Reports from the US on Thursday indicated that US consumer spending rose significantly in the past two months, hitting the highest point in the last five months. Additional reports yesterday confirmed that the number of Americans filing for unemployment benefits remained steady. Taken together, these reports allude to signs of only moderate economic growth, and investors have begun to question whether such growth is enough to stall another stimulus plan. All eyes are on Federal Reserve Chairman Ben Bernanke who will be addressing this issue today in his speech from Jackson Hole, Wyoming.

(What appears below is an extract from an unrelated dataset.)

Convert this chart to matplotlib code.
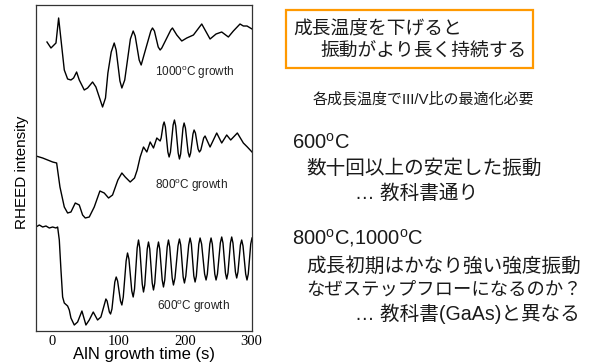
import matplotlib
matplotlib.use("Agg")
import matplotlib.pyplot as plt
from matplotlib.patches import Rectangle

plt.rcParams["font.family"] = ["Liberation Sans", "Noto Sans CJK JP"]
plt.rcParams["mathtext.fontset"] = "custom"
plt.rcParams["mathtext.rm"] = "Liberation Sans"
plt.rcParams["mathtext.it"] = "Liberation Sans:italic"
plt.rcParams["mathtext.bf"] = "Liberation Sans:bold"

# RHEED intensity traces (time in s, intensity in arbitrary units, offset per trace)
t_1000 = [-7.5, -1.5, 6, 10, 18.5, 23.5, 28.5, 32.5, 37, 41, 48.5, 53.5, 61, 66, 71, 76,
          80.4, 84, 89, 93.5, 96.4, 102.1, 105, 109.3, 117.8, 122, 125, 131, 134, 142.5,
          148.5, 151, 153.9, 159.6, 162.5, 165, 172.5, 178.5, 181, 187.5, 195, 202.5,
          212.5, 225, 237.5, 246.5, 255, 265, 272.5, 282.5, 287.5, 293, 300.5]
i_1000 = [289, 283, 288, 313, 261, 252, 251, 253, 259, 251, 241, 243, 249, 244, 234, 224,
          233, 258, 279, 288, 281, 250, 243, 251, 292, 300, 295, 271, 266, 286,
          300, 303, 300, 284, 281, 283, 293, 301, 303, 296, 290, 293,
          296, 307, 292, 297, 299, 294, 300, 307, 305, 305, 302]

t_800 = [-24, -14, -6.5, 1, 7, 12, 18.5, 23.5, 28.5, 35, 41, 46, 50, 56, 63.5, 72,
         78.5, 85, 91, 99, 105, 110, 117.5, 124, 128, 132.5, 137.5, 142.5, 147.5,
         152.5, 157.5, 162.5, 164, 167, 168.5, 170.4, 174.1, 176, 178, 182, 184,
         185.9, 189.6, 191.5, 193.3, 196.8, 198.5, 200.5, 204.5, 206.5, 208.3, 211.8,
         213.5, 215.5, 219.5, 221.5, 223.6, 227.9, 230, 237.5, 247.5, 255, 262.5,
         268.5, 278.5, 287.5, 293.5, 300.5]
i_800 = [175, 173, 171, 169, 168, 144, 124, 118, 119, 128, 126, 116, 113, 114, 124, 140,
         138, 133, 136, 151, 158, 154, 149, 153, 161, 174, 184, 179, 189,
         183, 193, 190, 193, 206, 209, 204, 179, 174, 179, 206, 211,
         205, 178, 172, 177, 203, 208, 203, 179, 174, 178, 197,
         201, 198, 182, 179, 181, 193, 195, 184, 198, 188, 196,
         191, 198, 188, 184, 179]

t_600 = [-24, -19, -14, -9, -4, 1, 6, 8.5, 11, 13.5, 16, 18.5, 23.5, 26, 28.5, 33.5,
         38.5, 45, 51, 56, 62, 68.5, 73.5, 81, 82.8, 86.2, 88, 90.1, 94.4, 96.5,
         98.6, 102.9, 105, 107.1, 111.4, 113.5, 115.6, 119.9, 122, 124, 128, 130,
         131.9, 135.6, 137.5, 139.4, 143.1, 145, 146.9, 150.6, 152.5, 154.4, 158.1,
         160, 161.9, 165.6, 167.5, 169.4, 173.1, 175, 176.9, 180.6, 182.5, 184.8,
         189.3, 191.5, 193.4, 197.1, 199, 201.1, 205.4, 207.5, 209.4, 213.1, 215,
         216.9, 220.6, 222.5, 224.8, 229.3, 231.5, 233.4, 237.1, 239, 240.9, 244.6,
         246.5, 248.6, 252.9, 255, 256.9, 260.6, 262.5, 264.4, 268.1, 270, 271.9,
         275.6, 277.5, 279.4, 283.1, 285, 287, 291, 293, 294.9, 298.6, 300.5]
i_600 = [104, 106, 104, 105, 103, 104, 103, 104, 91, 61, 34, 28, 25, 21, 13, 6,
         9, 20, 6, 11, 19, 11, 14, 32, 30, 19, 17, 22, 49, 54,
         50, 30, 26, 34, 70, 78, 72, 40, 34, 42, 83, 91,
         83, 47, 39, 46, 82, 89, 82, 48, 41, 48, 82,
         89, 82, 51, 44, 51, 84, 91, 84, 53, 46, 53,
         85, 92, 86, 54, 48, 55, 86, 93, 87, 55, 49,
         55, 87, 93, 87, 57, 51, 57, 87, 93, 87, 57,
         51, 57, 88, 94, 88, 58, 52, 58, 88, 94, 88,
         59, 53, 59, 86, 91, 85, 57, 51, 57, 87, 93]

traces = [(t_1000, i_1000, "1000$^{\\rm o}$C growth", 215, 258),
          (t_800, i_800, "800$^{\\rm o}$C growth", 210, 145),
          (t_600, i_600, "600$^{\\rm o}$C growth", 212, 24)]

x_ticks = [0, 100, 200, 300]

fig = plt.figure(figsize=(6.02, 3.64), dpi=100)
ax = fig.add_axes([36 / 602, 1 - 331 / 364, 216 / 602, 326 / 364])

for t, inten, label, lx, ly in traces:
    ax.plot(t, inten, color="black", lw=1.0, solid_joinstyle="round")
    ax.text(lx, ly, label, fontsize=8.5, ha="center", va="center", color="#222222")

ax.set_xlim(-24, 300.5)
ax.set_ylim(0, 326)
ax.set_yticks([])
ax.set_xticks(x_ticks)
ax.set_xticklabels([str(v) for v in x_ticks], fontfamily="Liberation Serif", fontsize=10.5)
ax.tick_params(axis="x", length=0, pad=3)
for sp in ax.spines.values():
    sp.set_color("#333333")
    sp.set_linewidth(0.9)
ax.set_xlabel("AlN growth time (s)", fontsize=12, labelpad=-1)
ax.set_ylabel("RHEED intensity", fontsize=11)
ax.yaxis.set_label_coords(-0.032, 0.486)


def ftext(x, y, s, size, **kw):
    # place text in figure pixel coordinates (origin top-left)
    fig.text(x / 602, 1 - y / 364, s, fontsize=size, va="center", ha="left",
             color="#1a1a1a", **kw)


# highlighted summary box
fig.patches.append(Rectangle((286 / 602, 1 - 68.3 / 364), 246.7 / 602, 58.3 / 364,
                             transform=fig.transFigure, fill=False,
                             edgecolor="#FF9900", lw=1.6))
ftext(293, 29.5, "成長温度を下げると", 13.5)
ftext(320, 52.5, "振動がより長く持続する", 13.5)

ftext(313, 99, "各成長温度でIII/V比の最適化必要", 10.8)

ftext(292.5, 142.5, "600$^{\\rm o}$C", 14.5)
ftext(306.5, 168, "数十回以上の安定した振動", 14.1)
ftext(355, 193, "… 教科書通り", 14.1)

ftext(292.5, 238, "800$^{\\rm o}$C,1000$^{\\rm o}$C", 14.5)
ftext(306.5, 266.5, "成長初期はかなり強い強度振動", 14.1)
ftext(306.5, 290, "なぜステップフローになるのか？", 13.2)
ftext(355, 313.5, "… 教科書(GaAs)と異なる", 14.1)

fig.savefig("out.png", dpi=100)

Despite the continually downtrodden US economy, same-store sales in the US in August wildly exceeded projections, an accomplishment that can be attributed to both the abundance of back-to-school promotions and unseasonably cool weather, which made the shopping experience more comfortable in many regions. Same-store sales rose 4.4 percent in July and 5.9 percent in August, surpassing the expected 4.2 percent increase. Another sign of a slowly recovering US economy is a renewed interest in 401(k) retirement plans, a way to save which fell to the wayside during the hay day of the financial crisis and is now showing positive signs of growth.

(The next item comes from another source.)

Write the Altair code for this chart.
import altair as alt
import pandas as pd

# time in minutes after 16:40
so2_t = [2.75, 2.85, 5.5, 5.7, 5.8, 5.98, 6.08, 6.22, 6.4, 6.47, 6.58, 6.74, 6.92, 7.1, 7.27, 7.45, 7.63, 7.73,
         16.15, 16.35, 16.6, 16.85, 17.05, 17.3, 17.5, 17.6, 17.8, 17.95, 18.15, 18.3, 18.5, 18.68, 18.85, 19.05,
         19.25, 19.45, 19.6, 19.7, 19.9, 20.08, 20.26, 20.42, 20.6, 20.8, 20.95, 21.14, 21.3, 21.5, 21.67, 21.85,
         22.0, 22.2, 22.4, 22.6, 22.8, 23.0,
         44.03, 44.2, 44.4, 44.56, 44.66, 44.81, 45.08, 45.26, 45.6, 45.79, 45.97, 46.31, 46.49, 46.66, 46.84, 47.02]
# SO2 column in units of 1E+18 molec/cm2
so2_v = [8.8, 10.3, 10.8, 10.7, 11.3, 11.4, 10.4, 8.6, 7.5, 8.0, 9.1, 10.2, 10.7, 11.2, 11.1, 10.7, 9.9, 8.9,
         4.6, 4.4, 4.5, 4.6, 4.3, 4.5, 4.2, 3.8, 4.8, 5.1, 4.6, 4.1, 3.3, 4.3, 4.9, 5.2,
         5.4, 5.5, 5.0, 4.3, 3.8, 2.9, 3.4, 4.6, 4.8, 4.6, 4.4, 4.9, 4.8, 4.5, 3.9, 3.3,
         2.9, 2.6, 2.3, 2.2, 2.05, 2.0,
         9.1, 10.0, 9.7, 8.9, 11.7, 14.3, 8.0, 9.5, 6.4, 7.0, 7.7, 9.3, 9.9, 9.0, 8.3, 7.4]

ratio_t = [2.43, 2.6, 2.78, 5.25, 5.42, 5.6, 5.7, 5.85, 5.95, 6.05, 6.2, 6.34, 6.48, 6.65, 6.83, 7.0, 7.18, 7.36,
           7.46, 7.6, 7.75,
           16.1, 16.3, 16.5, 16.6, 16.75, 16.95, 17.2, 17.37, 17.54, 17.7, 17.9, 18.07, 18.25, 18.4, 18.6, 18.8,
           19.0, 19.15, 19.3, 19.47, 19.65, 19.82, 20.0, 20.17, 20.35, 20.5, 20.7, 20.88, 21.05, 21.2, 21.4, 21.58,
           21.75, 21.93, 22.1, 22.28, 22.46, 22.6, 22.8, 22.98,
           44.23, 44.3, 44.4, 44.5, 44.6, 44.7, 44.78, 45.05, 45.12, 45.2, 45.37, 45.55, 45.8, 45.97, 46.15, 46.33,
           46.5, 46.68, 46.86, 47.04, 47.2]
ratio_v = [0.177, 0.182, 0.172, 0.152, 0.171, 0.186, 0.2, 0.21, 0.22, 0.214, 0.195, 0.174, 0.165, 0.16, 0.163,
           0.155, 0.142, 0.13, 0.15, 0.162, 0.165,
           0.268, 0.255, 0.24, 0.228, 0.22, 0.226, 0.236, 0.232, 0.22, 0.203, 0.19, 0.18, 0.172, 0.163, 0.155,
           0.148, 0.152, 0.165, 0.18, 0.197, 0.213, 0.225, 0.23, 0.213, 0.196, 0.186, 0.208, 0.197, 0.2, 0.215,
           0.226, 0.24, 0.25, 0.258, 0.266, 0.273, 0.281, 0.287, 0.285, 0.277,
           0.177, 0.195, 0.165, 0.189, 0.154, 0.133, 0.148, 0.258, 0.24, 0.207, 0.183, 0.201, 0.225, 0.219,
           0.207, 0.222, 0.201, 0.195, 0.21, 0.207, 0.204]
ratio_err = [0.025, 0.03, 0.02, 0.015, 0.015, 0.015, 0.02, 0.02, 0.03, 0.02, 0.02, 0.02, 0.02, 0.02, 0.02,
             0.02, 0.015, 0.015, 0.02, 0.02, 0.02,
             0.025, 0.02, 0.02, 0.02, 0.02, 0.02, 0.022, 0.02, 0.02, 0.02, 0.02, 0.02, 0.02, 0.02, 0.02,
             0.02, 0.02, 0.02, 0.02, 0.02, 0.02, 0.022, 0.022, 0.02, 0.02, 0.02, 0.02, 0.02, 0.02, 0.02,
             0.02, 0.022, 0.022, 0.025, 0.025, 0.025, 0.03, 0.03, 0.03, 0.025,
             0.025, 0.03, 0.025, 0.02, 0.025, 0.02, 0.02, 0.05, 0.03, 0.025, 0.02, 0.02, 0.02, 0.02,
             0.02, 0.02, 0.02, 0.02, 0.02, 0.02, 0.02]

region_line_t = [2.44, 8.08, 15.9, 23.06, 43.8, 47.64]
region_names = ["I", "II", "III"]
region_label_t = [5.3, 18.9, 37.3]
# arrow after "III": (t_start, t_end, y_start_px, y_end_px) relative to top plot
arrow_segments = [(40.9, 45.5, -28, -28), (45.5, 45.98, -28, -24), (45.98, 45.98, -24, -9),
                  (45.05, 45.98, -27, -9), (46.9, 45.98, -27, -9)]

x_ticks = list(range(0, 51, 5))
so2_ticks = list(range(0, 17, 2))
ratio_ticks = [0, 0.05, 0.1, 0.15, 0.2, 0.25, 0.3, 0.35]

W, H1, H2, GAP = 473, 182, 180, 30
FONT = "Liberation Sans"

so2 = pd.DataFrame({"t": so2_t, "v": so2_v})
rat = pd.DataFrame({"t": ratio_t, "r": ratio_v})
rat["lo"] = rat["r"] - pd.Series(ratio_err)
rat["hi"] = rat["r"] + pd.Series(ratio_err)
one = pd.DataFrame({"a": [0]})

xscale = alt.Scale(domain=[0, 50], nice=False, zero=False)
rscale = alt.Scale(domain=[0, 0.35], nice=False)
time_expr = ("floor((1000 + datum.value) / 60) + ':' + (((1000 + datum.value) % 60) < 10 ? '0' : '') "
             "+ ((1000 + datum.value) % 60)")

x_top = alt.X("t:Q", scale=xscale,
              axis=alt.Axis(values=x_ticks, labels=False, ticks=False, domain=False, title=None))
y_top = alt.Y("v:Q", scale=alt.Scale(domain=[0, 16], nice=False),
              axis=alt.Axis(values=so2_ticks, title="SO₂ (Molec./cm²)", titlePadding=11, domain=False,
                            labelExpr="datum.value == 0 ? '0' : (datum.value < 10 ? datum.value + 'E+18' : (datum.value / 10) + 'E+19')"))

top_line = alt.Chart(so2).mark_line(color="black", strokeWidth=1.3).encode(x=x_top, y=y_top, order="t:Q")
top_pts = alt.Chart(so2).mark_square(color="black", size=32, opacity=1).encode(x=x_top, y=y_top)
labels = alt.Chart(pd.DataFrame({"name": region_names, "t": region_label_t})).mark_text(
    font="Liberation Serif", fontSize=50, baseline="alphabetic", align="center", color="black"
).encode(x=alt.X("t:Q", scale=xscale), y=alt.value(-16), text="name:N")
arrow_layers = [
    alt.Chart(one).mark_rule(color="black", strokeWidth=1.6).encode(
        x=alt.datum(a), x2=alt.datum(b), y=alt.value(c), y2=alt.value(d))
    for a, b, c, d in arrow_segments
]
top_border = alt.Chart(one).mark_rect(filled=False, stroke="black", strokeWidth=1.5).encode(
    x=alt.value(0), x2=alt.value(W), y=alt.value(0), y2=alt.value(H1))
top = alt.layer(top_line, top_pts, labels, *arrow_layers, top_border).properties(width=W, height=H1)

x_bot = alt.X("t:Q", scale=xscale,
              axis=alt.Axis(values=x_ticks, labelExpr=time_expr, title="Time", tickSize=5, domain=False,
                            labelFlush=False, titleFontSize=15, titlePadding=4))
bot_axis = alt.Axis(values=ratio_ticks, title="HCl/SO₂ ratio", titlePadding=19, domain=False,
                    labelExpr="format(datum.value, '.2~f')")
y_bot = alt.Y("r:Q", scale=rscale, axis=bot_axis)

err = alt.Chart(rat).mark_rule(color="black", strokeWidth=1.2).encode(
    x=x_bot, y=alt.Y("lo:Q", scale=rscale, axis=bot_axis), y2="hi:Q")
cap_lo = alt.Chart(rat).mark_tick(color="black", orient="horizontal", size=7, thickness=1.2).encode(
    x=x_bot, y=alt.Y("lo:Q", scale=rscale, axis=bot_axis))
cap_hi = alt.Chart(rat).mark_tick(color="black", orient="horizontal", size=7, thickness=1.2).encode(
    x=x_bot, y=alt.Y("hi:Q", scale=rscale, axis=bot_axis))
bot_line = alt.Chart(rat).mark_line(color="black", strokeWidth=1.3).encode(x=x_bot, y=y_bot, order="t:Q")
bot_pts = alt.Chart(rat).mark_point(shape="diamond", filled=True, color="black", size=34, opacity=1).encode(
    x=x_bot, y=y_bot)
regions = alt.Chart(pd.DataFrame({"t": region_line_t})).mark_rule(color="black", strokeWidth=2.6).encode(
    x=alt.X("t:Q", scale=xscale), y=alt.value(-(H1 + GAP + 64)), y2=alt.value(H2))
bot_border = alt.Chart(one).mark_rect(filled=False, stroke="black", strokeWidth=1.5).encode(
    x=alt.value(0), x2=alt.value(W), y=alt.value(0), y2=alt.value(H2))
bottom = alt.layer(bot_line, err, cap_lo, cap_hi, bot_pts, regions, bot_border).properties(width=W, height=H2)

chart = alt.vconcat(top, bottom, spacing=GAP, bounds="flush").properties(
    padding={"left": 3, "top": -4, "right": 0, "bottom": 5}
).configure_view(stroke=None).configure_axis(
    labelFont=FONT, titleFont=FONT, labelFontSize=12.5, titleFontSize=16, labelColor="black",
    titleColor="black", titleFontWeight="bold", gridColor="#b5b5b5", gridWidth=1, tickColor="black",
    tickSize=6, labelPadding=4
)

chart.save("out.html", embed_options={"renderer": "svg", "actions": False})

Nevertheless, the positive signs are tempered by fears that rising gas prices and an expected retail slow-down will indicate that the US economy isn’t entirely back on track. Stock prices fell broadly on Thursday in advance of Bernanke’s speech today, and the dollar rose against most of its popular currency pairs. Trading in Friday’s European session is likely to show thin volumes as investors wait anxiously for Bernanke’s announcement.